**Input data:**
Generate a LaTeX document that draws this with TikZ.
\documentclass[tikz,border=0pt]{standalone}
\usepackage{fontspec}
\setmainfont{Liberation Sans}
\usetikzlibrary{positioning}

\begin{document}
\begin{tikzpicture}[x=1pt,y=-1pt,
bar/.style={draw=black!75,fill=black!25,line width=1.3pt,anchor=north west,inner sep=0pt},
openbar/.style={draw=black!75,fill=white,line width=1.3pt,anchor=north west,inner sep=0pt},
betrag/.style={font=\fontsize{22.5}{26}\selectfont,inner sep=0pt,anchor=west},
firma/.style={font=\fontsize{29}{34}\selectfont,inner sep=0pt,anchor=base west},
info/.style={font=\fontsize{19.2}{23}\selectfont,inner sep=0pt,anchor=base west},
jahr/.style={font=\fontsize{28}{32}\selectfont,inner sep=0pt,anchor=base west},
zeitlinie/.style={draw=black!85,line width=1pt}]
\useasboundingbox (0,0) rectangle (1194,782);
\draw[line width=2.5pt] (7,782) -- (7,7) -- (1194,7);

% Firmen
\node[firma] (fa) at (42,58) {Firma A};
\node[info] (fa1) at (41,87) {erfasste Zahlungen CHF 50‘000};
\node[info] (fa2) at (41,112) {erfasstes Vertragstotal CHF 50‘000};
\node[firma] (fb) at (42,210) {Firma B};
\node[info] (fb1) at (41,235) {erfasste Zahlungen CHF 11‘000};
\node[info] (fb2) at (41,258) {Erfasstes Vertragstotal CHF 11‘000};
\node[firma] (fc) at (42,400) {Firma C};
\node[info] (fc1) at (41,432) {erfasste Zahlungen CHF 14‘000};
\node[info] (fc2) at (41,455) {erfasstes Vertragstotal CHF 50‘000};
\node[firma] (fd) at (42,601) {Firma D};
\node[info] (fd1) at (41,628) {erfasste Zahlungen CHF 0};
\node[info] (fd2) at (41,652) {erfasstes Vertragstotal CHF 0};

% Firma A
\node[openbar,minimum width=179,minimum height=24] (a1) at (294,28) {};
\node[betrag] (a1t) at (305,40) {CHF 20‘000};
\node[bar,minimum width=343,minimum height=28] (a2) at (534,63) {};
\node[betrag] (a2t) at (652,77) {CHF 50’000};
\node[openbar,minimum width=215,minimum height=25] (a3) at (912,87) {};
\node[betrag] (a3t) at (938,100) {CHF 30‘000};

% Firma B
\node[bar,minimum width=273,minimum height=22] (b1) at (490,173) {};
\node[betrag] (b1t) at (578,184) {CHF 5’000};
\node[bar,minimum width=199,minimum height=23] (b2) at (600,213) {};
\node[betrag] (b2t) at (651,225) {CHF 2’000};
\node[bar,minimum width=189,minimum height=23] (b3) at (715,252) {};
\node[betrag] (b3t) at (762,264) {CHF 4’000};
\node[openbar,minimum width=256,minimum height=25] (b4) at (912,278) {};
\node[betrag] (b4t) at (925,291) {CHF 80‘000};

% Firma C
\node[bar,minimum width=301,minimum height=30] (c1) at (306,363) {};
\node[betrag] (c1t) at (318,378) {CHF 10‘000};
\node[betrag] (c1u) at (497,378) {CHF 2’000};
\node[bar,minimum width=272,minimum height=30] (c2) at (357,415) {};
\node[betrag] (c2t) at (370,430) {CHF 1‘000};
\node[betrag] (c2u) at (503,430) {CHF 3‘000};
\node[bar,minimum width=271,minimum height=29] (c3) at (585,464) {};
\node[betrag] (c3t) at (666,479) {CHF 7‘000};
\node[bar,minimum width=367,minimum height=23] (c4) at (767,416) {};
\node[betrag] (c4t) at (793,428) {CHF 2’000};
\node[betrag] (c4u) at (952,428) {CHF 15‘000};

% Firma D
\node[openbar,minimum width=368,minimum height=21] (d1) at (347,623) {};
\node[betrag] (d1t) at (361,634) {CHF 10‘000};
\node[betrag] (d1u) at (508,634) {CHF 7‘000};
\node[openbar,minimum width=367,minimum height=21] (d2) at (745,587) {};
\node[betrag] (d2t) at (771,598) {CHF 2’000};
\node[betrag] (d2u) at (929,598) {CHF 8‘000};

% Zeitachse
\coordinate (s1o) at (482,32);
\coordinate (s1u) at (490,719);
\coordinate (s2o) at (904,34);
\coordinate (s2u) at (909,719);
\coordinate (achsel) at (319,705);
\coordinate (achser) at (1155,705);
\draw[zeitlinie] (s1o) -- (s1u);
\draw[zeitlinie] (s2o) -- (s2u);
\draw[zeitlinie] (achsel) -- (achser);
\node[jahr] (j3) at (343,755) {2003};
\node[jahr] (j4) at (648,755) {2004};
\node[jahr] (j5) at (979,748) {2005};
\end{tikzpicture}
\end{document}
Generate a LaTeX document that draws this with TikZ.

**Problem details:**
Restate every line of the data word for word.

**Exercise output:**
Generate a LaTeX document that draws this with TikZ.
\documentclass[tikz,border=0pt]{standalone}
\usepackage{fontspec}
\setmainfont{Liberation Sans}
\usetikzlibrary{positioning}

\begin{document}
\begin{tikzpicture}[x=1pt,y=-1pt,
bar/.style={draw=black!75,fill=black!25,line width=1.3pt,anchor=north west,inner sep=0pt},
openbar/.style={draw=black!75,fill=white,line width=1.3pt,anchor=north west,inner sep=0pt},
betrag/.style={font=\fontsize{22.5}{26}\selectfont,inner sep=0pt,anchor=west},
firma/.style={font=\fontsize{29}{34}\selectfont,inner sep=0pt,anchor=base west},
info/.style={font=\fontsize{19.2}{23}\selectfont,inner sep=0pt,anchor=base west},
jahr/.style={font=\fontsize{28}{32}\selectfont,inner sep=0pt,anchor=base west},
zeitlinie/.style={draw=black!85,line width=1pt}]
\useasboundingbox (0,0) rectangle (1194,782);
\draw[line width=2.5pt] (7,782) -- (7,7) -- (1194,7);

% Firmen
\node[firma] (fa) at (42,58) {Firma A};
\node[info] (fa1) at (41,87) {erfasste Zahlungen CHF 50‘000};
\node[info] (fa2) at (41,112) {erfasstes Vertragstotal CHF 50‘000};
\node[firma] (fb) at (42,210) {Firma B};
\node[info] (fb1) at (41,235) {erfasste Zahlungen CHF 11‘000};
\node[info] (fb2) at (41,258) {Erfasstes Vertragstotal CHF 11‘000};
\node[firma] (fc) at (42,400) {Firma C};
\node[info] (fc1) at (41,432) {erfasste Zahlungen CHF 14‘000};
\node[info] (fc2) at (41,455) {erfasstes Vertragstotal CHF 50‘000};
\node[firma] (fd) at (42,601) {Firma D};
\node[info] (fd1) at (41,628) {erfasste Zahlungen CHF 0};
\node[info] (fd2) at (41,652) {erfasstes Vertragstotal CHF 0};

% Firma A
\node[openbar,minimum width=179,minimum height=24] (a1) at (294,28) {};
\node[betrag] (a1t) at (305,40) {CHF 20‘000};
\node[bar,minimum width=343,minimum height=28] (a2) at (534,63) {};
\node[betrag] (a2t) at (652,77) {CHF 50’000};
\node[openbar,minimum width=215,minimum height=25] (a3) at (912,87) {};
\node[betrag] (a3t) at (938,100) {CHF 30‘000};

% Firma B
\node[bar,minimum width=273,minimum height=22] (b1) at (490,173) {};
\node[betrag] (b1t) at (578,184) {CHF 5’000};
\node[bar,minimum width=199,minimum height=23] (b2) at (600,213) {};
\node[betrag] (b2t) at (651,225) {CHF 2’000};
\node[bar,minimum width=189,minimum height=23] (b3) at (715,252) {};
\node[betrag] (b3t) at (762,264) {CHF 4’000};
\node[openbar,minimum width=256,minimum height=25] (b4) at (912,278) {};
\node[betrag] (b4t) at (925,291) {CHF 80‘000};

% Firma C
\node[bar,minimum width=301,minimum height=30] (c1) at (306,363) {};
\node[betrag] (c1t) at (318,378) {CHF 10‘000};
\node[betrag] (c1u) at (497,378) {CHF 2’000};
\node[bar,minimum width=272,minimum height=30] (c2) at (357,415) {};
\node[betrag] (c2t) at (370,430) {CHF 1‘000};
\node[betrag] (c2u) at (503,430) {CHF 3‘000};
\node[bar,minimum width=271,minimum height=29] (c3) at (585,464) {};
\node[betrag] (c3t) at (666,479) {CHF 7‘000};
\node[bar,minimum width=367,minimum height=23] (c4) at (767,416) {};
\node[betrag] (c4t) at (793,428) {CHF 2’000};
\node[betrag] (c4u) at (952,428) {CHF 15‘000};

% Firma D
\node[openbar,minimum width=368,minimum height=21] (d1) at (347,623) {};
\node[betrag] (d1t) at (361,634) {CHF 10‘000};
\node[betrag] (d1u) at (508,634) {CHF 7‘000};
\node[openbar,minimum width=367,minimum height=21] (d2) at (745,587) {};
\node[betrag] (d2t) at (771,598) {CHF 2’000};
\node[betrag] (d2u) at (929,598) {CHF 8‘000};

% Zeitachse
\coordinate (s1o) at (482,32);
\coordinate (s1u) at (490,719);
\coordinate (s2o) at (904,34);
\coordinate (s2u) at (909,719);
\coordinate (achsel) at (319,705);
\coordinate (achser) at (1155,705);
\draw[zeitlinie] (s1o) -- (s1u);
\draw[zeitlinie] (s2o) -- (s2u);
\draw[zeitlinie] (achsel) -- (achser);
\node[jahr] (j3) at (343,755) {2003};
\node[jahr] (j4) at (648,755) {2004};
\node[jahr] (j5) at (979,748) {2005};
\end{tikzpicture}
\end{document}
Generate a LaTeX document that draws this with TikZ.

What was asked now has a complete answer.